Exercise details>
Everything from the first line of the data through the line with "const yTicks = [0.5, 1.0, 1.5, 2.0];" is to be echoed exactly, minus the pictures.

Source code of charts
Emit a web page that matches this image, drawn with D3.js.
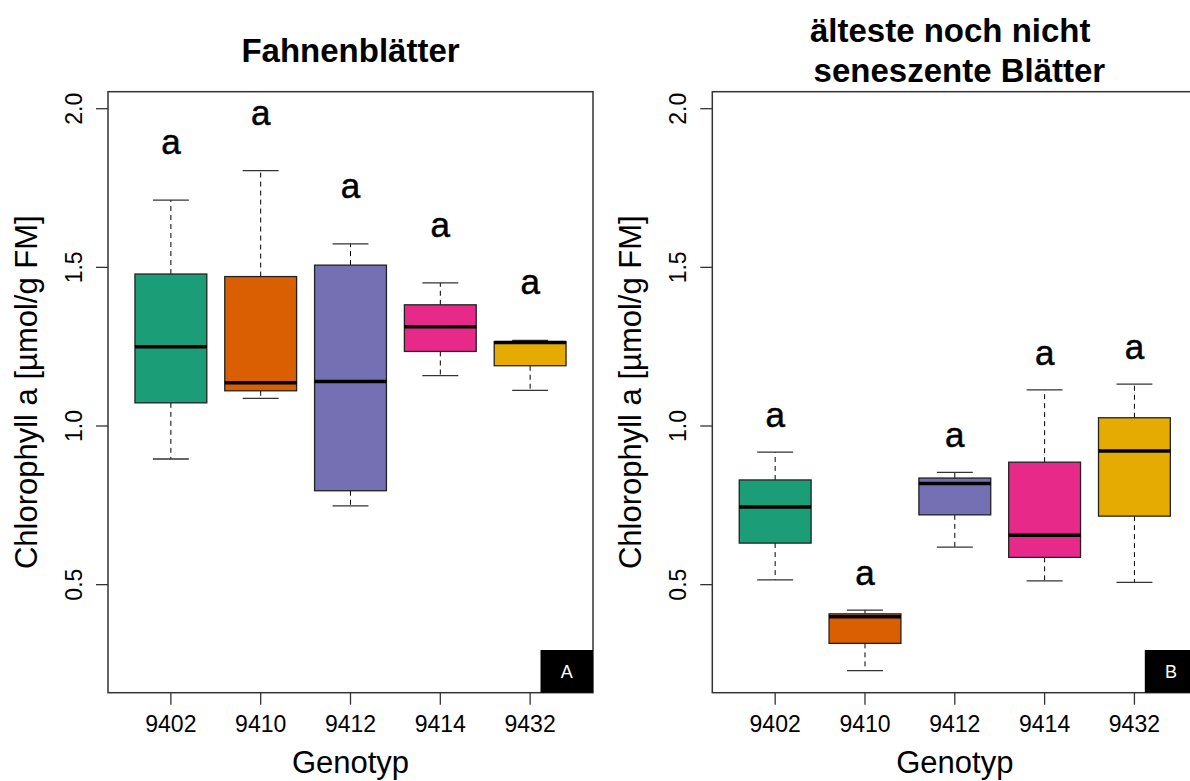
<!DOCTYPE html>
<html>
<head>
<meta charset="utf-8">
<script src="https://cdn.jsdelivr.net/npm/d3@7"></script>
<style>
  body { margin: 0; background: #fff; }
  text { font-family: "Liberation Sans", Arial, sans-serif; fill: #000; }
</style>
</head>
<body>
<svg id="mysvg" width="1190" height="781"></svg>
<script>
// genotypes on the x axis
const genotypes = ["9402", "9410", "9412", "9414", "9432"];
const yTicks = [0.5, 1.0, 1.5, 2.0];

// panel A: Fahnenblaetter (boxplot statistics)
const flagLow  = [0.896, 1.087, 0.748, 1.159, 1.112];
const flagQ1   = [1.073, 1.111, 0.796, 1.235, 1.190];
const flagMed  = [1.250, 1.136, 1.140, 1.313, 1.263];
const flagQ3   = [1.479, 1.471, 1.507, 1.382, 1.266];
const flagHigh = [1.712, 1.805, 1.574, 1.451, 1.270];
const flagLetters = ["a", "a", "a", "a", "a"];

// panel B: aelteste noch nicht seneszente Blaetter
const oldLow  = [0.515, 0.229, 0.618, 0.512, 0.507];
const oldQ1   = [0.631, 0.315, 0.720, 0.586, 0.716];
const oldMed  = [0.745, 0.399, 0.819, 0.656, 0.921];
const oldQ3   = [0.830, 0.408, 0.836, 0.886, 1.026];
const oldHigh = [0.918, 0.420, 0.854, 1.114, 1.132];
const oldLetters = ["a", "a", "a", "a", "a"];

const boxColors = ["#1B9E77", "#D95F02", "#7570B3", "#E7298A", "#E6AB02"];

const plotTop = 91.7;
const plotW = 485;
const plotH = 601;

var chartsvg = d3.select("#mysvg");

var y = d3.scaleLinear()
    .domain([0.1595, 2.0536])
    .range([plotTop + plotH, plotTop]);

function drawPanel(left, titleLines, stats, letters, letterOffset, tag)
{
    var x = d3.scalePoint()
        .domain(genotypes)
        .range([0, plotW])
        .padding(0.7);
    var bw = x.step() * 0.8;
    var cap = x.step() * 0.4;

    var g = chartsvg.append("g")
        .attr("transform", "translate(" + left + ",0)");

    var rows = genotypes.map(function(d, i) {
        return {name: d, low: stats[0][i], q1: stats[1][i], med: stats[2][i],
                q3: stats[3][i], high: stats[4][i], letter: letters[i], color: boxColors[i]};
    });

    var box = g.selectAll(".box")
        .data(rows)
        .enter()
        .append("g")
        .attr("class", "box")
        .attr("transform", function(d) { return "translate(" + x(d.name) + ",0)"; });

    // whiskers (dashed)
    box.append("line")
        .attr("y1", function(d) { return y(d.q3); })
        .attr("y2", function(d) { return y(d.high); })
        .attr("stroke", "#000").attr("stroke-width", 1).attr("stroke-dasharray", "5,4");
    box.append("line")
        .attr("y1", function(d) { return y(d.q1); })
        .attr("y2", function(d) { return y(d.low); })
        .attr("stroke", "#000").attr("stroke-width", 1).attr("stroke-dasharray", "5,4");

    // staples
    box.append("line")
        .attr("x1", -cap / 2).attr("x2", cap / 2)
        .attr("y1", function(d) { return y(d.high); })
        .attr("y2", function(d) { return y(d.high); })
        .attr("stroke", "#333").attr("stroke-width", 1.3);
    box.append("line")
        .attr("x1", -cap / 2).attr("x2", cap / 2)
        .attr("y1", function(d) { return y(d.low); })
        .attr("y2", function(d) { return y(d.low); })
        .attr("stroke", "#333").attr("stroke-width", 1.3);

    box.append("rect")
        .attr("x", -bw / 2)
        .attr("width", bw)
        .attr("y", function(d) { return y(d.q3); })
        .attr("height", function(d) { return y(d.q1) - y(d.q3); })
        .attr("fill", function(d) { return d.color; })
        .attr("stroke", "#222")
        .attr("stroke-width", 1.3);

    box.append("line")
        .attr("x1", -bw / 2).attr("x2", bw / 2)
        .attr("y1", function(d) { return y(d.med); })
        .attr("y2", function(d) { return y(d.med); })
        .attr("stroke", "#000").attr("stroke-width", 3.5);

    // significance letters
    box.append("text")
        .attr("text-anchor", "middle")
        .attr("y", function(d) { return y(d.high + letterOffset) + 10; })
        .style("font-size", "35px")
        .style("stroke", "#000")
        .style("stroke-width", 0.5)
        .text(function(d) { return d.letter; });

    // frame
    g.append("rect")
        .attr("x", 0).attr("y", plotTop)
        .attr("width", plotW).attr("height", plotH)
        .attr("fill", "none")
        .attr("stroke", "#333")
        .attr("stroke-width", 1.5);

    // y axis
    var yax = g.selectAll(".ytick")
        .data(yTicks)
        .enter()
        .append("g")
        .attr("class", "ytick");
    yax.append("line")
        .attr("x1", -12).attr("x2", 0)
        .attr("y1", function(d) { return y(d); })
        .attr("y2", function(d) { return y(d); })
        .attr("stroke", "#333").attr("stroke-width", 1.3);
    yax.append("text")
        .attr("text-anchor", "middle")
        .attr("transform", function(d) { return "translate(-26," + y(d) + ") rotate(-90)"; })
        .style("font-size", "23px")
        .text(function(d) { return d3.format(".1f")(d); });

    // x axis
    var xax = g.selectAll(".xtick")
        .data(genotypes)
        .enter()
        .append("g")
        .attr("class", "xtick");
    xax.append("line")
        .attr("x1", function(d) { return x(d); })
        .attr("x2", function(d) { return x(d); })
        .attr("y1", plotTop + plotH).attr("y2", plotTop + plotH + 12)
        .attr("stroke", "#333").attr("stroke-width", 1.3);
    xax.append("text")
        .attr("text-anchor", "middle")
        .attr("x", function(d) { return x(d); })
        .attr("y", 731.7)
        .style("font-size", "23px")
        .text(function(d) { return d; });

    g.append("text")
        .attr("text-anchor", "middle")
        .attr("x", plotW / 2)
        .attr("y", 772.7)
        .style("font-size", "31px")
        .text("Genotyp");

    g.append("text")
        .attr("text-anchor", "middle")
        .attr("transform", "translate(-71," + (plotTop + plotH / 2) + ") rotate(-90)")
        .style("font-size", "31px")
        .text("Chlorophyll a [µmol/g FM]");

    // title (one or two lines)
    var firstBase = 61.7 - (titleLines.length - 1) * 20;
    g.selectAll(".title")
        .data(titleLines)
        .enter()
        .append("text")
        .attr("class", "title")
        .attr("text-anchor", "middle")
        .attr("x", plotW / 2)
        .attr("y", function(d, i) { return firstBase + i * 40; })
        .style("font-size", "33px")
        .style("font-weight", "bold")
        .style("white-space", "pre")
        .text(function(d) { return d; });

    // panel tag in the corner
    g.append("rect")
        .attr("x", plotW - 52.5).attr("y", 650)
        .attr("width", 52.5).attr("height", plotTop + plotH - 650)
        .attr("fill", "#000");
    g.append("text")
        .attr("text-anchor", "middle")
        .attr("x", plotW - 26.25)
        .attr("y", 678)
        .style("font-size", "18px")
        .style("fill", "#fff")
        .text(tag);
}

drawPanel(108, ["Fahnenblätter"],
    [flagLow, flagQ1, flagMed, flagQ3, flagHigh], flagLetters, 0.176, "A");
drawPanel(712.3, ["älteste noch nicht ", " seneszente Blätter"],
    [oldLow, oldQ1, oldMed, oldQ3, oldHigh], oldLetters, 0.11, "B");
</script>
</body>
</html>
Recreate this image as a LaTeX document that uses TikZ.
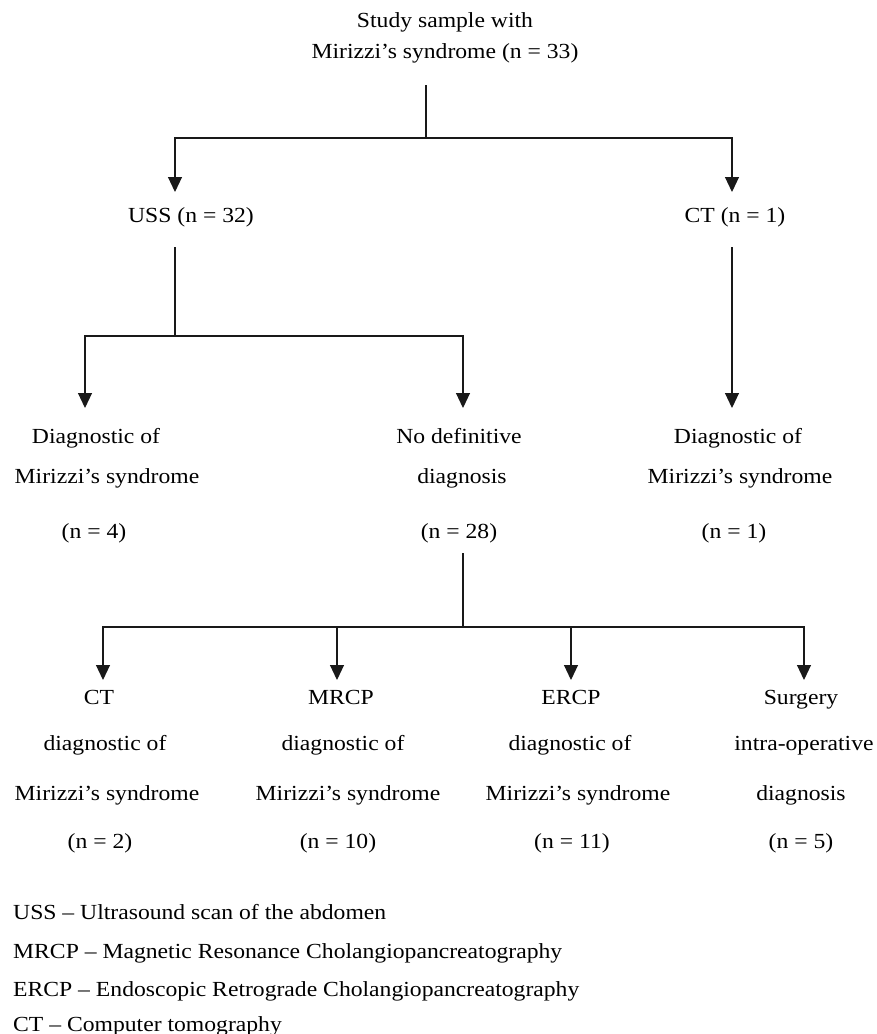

Output for this exercise>
Emit a web page that matches this image, drawn with D3.js.
<!DOCTYPE html>
<html>
<head>
<meta charset="utf-8">
<script src="https://cdn.jsdelivr.net/npm/d3@7"></script>
<style>
  body { margin: 0; background: #fff; }
  text { font-family: "Liberation Sans", Arial, sans-serif; fill: #000; }
</style>
</head>
<body>
<svg id="mysvg" width="1190" height="781"></svg>
<script>
// genotypes on the x axis
const genotypes = ["9402", "9410", "9412", "9414", "9432"];
const yTicks = [0.5, 1.0, 1.5, 2.0];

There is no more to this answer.